I know aopen has an entire line of boards with several PCB color options (including pink...wtf?) so is it cost that makes other people refrain or what?
 
I would like to know also, because someone had one in black and it was really cool looking. Would have matched my case if Asus would have made the K7M in black.

Schola
 
there are different colors that are used. it is just some type of resin. Gravis use to have a red color for their sound cards(the SB Live cards use a different color), there is black, blue, green, yellow'ish, but green is basically the standard
 
I bet it's probably just cheaper to produce. I think brown might be cheaper for larger PCB's, like motherboards, because that's common too.

The coolest I've seen yet, are the slick blue Hercules cards.
 
they should start making them translucent like everything else..tho that would require some other material...they better get to it then, i'm not waiting around forever for a translucent/parent pcb...

invisible would also make my case look tidier...wait, invisible cables, not pcb...

i dare someoen to spray all their pcbs different color and benchmark them...
 
Because they coat the whole board to cover the traces with a resin type material, naturally it is green in color. Basically this is how a board is produced...
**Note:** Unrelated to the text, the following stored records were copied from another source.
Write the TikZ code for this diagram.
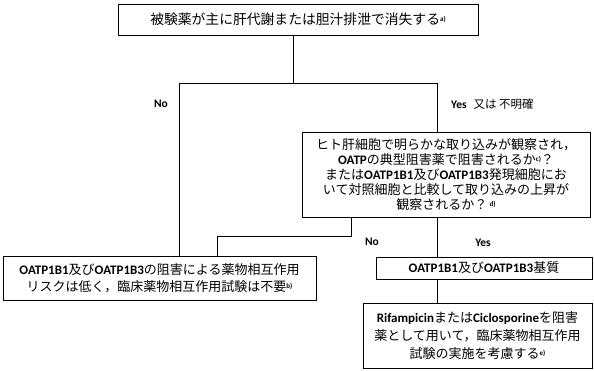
\documentclass[tikz,border=0pt]{standalone}
\usepackage{fontspec}
\setmainfont{Noto Sans CJK JP}
\newfontfamily\latb{Carlito}[BoldFont={* Bold}]
\newcommand{\lb}[1]{{\latb\bfseries #1}}
\newcommand{\sus}[1]{\raisebox{0.45ex}{\fontsize{7}{7}\selectfont\lb{#1}}}
\tikzset{
  box/.style={draw, line width=0.9pt, align=center, inner sep=0pt, anchor=center},
  conn/.style={draw, line width=0.9pt},
  lab/.style={inner sep=0pt, anchor=center, font=\fontsize{11.5}{13}\selectfont}
}
\begin{document}
\begin{tikzpicture}[x=1pt,y=-1pt]
\useasboundingbox (0,0) rectangle (594,370);
\node[box, minimum width=360pt, minimum height=31pt, font=\fontsize{13.8}{16}\selectfont] (top) at (298,19.5)
  {被験薬が主に肝代謝または胆汁排泄で消失する\sus{a)}};
\node[box, minimum width=288pt, minimum height=85pt, font=\fontsize{13}{15}\selectfont] (mid) at (446,174.5)
  {ヒト肝細胞で明らかな取り込みが観察され，\\
   \lb{OATP}の典型阻害薬で阻害されるか\sus{c)}？\\
   または\lb{OATP1B1}及び\lb{OATP1B3}発現細胞にお\\
   いて対照細胞と比較して取り込みの上昇が\\
   観察されるか？\,\sus{d)}};
\node[box, minimum width=313pt, minimum height=44pt, font=\fontsize{13}{17}\selectfont] (left) at (159.5,278)
  {\lb{OATP1B1}及び\lb{OATP1B3}の阻害による薬物相互作用\\
   リスクは低く，臨床薬物相互作用試験は不要\sus{b)}};
\node[box, minimum width=216pt, minimum height=22pt, font=\fontsize{13}{15}\selectfont] (sub) at (484,268)
  {\lb{OATP1B1}及び\lb{OATP1B3}基質};
\node[box, minimum width=229pt, minimum height=65pt, font=\fontsize{13}{18}\selectfont] (bot) at (477.5,335.5)
  {\lb{Rifampicin}または\lb{Ciclosporine}を阻害\\
   薬として用いて，臨床薬物相互作用\\
   試験の実施を考慮する\sus{e)}};
\coordinate (j1) at (293,83);
\coordinate (jl) at (179,83);
\coordinate (jr) at (437,83);
\coordinate (m1) at (351,236);
\coordinate (m2) at (217,236);
\draw[conn] (top.south -| j1) -- (j1);
\draw[conn] (jl) -- (jr);
\draw[conn] (jl) -- (jl |- left.north);
\draw[conn] (jr) -- (jr |- mid.north);
\draw[conn] (mid.south -| m1) -- (m1) -- (m2) -- (m2 |- left.north);
\draw[conn] (mid.south -| jr) -- (jr |- sub.north);
\draw[conn] (sub.south -| jr) -- (jr |- bot.north);
\node[lab] (no1) at (161,104) {\lb{No}};
\node[lab, anchor=west] (yes1) at (451,104) {\lb{Yes}\hspace{0.6em}又は 不明確};
\node[lab] (no2) at (372,242) {\lb{No}};
\node[lab] (yes2) at (483,243) {\lb{Yes}};
\end{tikzpicture}
\end{document}
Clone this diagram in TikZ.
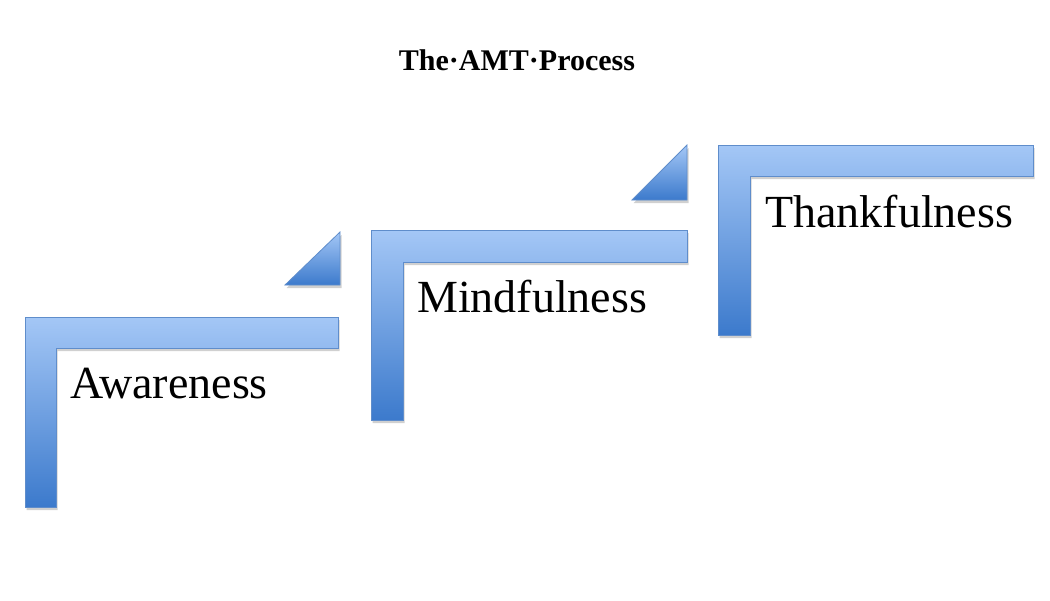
\documentclass[tikz,border=0pt]{standalone}
\usepackage{fontspec}
\setmainfont{Liberation Serif}
\usetikzlibrary{shadows}
\definecolor{stepTop}{HTML}{A4C7F6}
\definecolor{stepBot}{HTML}{3C7ACC}
\definecolor{stepLine}{HTML}{5F8DCB}
\tikzset{
  stepshape/.style={draw=stepLine, line width=0.8pt, top color=stepTop, bottom color=stepBot,
    drop shadow={shadow xshift=1.5pt, shadow yshift=-3pt, opacity=0.3, fill=black!60}},
  steplabel/.style={anchor=base west, inner sep=0pt, font=\fontsize{46}{55}\selectfont},
}
\begin{document}
\begin{tikzpicture}[x=1pt,y=-1pt]
\useasboundingbox[fill=white] (0,0) rectangle (1050,600);
\node[anchor=base, inner sep=0pt, font=\bfseries\fontsize{30}{36}\selectfont] (title) at (517,70) {The·AMT·Process};
% step 1
\path[stepshape] (25,317) -- (338,317) -- (338,348) -- (56,348) -- (56,507) -- (25,507) -- cycle;
\path[stepshape] (285,285) -- (340,232) -- (340,285) -- cycle;
\node[steplabel] (aw) at (70,398) {Awareness};
% step 2
\path[stepshape] (371,230) -- (687,230) -- (687,262) -- (403,262) -- (403,420) -- (371,420) -- cycle;
\path[stepshape] (632,200) -- (687,145) -- (687,200) -- cycle;
\node[steplabel] (mi) at (417,312) {Mindfulness};
% step 3
\path[stepshape] (718,145) -- (1033,145) -- (1033,176) -- (750,176) -- (750,335) -- (718,335) -- cycle;
\node[steplabel] (th) at (765,227) {Thankfulness};
\end{tikzpicture}
\end{document}
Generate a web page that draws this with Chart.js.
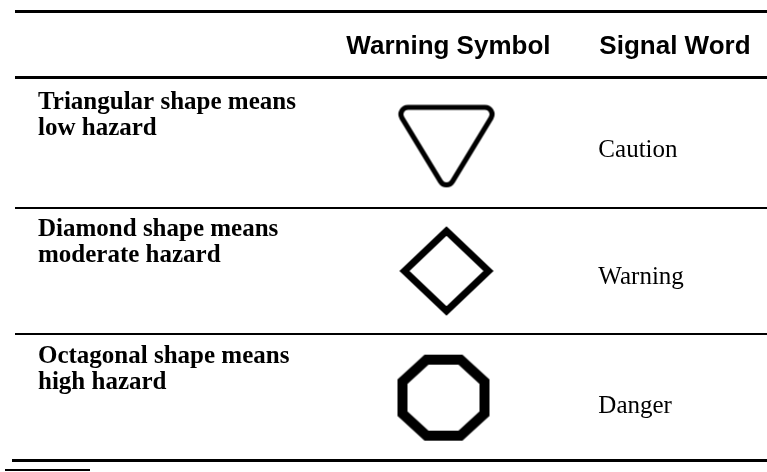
<!DOCTYPE html>
<html>
<head>
<meta charset="utf-8">
<script src="https://cdn.jsdelivr.net/npm/chart.js@4.4.0/dist/chart.umd.min.js"></script>
<style>
  html, body { margin: 0; padding: 0; background: #fff; }
  #wrap { width: 767px; height: 472px; position: relative; }
</style>
</head>
<body>
<div id="wrap"><canvas id="hazardChart"></canvas></div>
<script>
// table content
var headers = ['Warning Symbol', 'Signal Word'];
var hazardLines = [
    ['Triangular shape means', 'low hazard'],
    ['Diamond shape means', 'moderate hazard'],
    ['Octagonal shape means', 'high hazard']
];
var signalWords = ['Caution', 'Warning', 'Danger'];
var symbolShapes = ['triangle', 'diamond', 'octagon'];
var symbolColumn = 1;
var wordColumn = 2;

// SYMBOL IMAGES
function makeSymbol(shape) {
    var c = document.createElement('canvas');
    var g = c.getContext('2d');
    g.strokeStyle = '#000';
    if (shape === 'triangle') {
        c.width = 110; c.height = 100;
        g.lineWidth = 5;
        g.lineJoin = 'round';
        var pts = [[4, 14], [106, 14], [55, 98]];
        g.beginPath();
        g.moveTo(55, 14);
        for (var i = 1; i <= 3; i++) {
            var p = pts[i % 3], q = pts[(i + 1) % 3];
            g.arcTo(p[0], p[1], q[0], q[1], 7);
        }
        g.closePath();
        g.stroke();
    } else if (shape === 'diamond') {
        c.width = 100; c.height = 100;
        g.lineWidth = 7;
        g.lineJoin = 'miter';
        g.beginPath();
        g.moveTo(50, 11);
        g.lineTo(92, 51);
        g.lineTo(50, 91);
        g.lineTo(8, 51);
        g.closePath();
        g.stroke();
    } else {
        c.width = 104; c.height = 96;
        g.lineWidth = 10;
        g.lineJoin = 'miter';
        var rx = 41, ry = 38, ax = 17, ay = 16, cx = 49, cy = 49;
        g.beginPath();
        g.moveTo(cx - ax, cy - ry);
        g.lineTo(cx + ax, cy - ry);
        g.lineTo(cx + rx, cy - ay);
        g.lineTo(cx + rx, cy + ay);
        g.lineTo(cx + ax, cy + ry);
        g.lineTo(cx - ax, cy + ry);
        g.lineTo(cx - rx, cy + ay);
        g.lineTo(cx - rx, cy - ay);
        g.closePath();
        g.stroke();
    }
    return c;
}

function drawText(ctx, txt, x, y, font, align) {
    ctx.font = font;
    ctx.textAlign = align;
    ctx.textBaseline = 'alphabetic';
    ctx.fillText(txt, x, y);
}

// rules and text
var tablePlugin = {
    id: 'tableText',
    afterDraw: function (chart) {
        var ctx = chart.ctx;
        var xs = chart.scales.x, ys = chart.scales.y;
        var area = chart.chartArea;
        var W = chart.width;
        ctx.save();
        ctx.fillStyle = '#000';

        // horizontal rules
        ctx.fillRect(15, 10, W - 15, 3);
        ctx.fillRect(15, area.top - 4, W - 15, 3);
        ctx.fillRect(12, area.bottom - 1, W - 12, 3);
        ctx.fillRect(5, area.bottom + 9, 85, 2);
        var step = (area.bottom - area.top) / signalWords.length;
        for (var i = 1; i < signalWords.length; i++) {
            var yy = Math.round(ys.getPixelForValue(i) - step / 2);
            ctx.fillRect(15, yy, W - 15, 2);
        }

        // header
        var hFont = 'bold 26px "Liberation Sans", Arial, sans-serif';
        drawText(ctx, headers[0], xs.getPixelForValue(symbolColumn) + 2, 54, hFont, 'center');
        drawText(ctx, headers[1], xs.getPixelForValue(wordColumn) + 1, 54, hFont, 'left');

        // rows
        var lFont = 'bold 25px "Liberation Serif", "Times New Roman", serif';
        var wFont = '25px "Liberation Serif", "Times New Roman", serif';
        signalWords.forEach(function (word, i) {
            var cy = ys.getPixelForValue(i);
            hazardLines[i].forEach(function (line, j) {
                drawText(ctx, line, area.left + 23, cy - 34 + j * 26, lFont, 'left');
            });
            drawText(ctx, word, xs.getPixelForValue(wordColumn), cy + 14 + (i === 2 ? 2 : 0), wFont, 'left');
        });
        ctx.restore();
    }
};

var ctx = document.getElementById('hazardChart').getContext('2d');
window.hazardChart = new Chart(ctx, {
    type: 'scatter',
    data: {
        datasets: [{
            data: signalWords.map(function (w) { return { x: symbolColumn, y: w }; }),
            pointStyle: symbolShapes.map(makeSymbol),
            pointRadius: 40,
            pointHoverRadius: 40
        }]
    },
    options: {
        responsive: true,
        maintainAspectRatio: false,
        animation: false,
        events: [],
        layout: { autoPadding: false, padding: { top: 80, bottom: 12, left: 15, right: 0 } },
        plugins: {
            legend: { display: false },
            tooltip: { enabled: false }
        },
        scales: {
            x: { type: 'linear', min: -1.84, max: 3.11, display: false },
            y: { type: 'category', labels: signalWords, offset: true, display: false }
        }
    },
    plugins: [tablePlugin]
});
</script>
</body>
</html>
First it starts off as just a sheet with copper on both sides totally covered. They then coat the board with a resin type material that is UV sensative, they lay a patern over it and put it under a UV light, the UV light hardens any resin not covered (The traces etc...). Then the board is soaked in a liquid that eats away any of the copper not covered by the UV hardened resin... that leaves you with a board with all the traces etc... then a machine would put all the holes etc through the board and all the eyelids for the traces are put in. Once your done you coat the whole board in a resin to protect the traces from contacting other metal materials etc....

Now this is how they do more simple board, wether this is how they do a big 6 layer PCB like a MB Im not sure. Either way if they want they can coat the PCB in any color resin they want... green is just the natural color of the resin.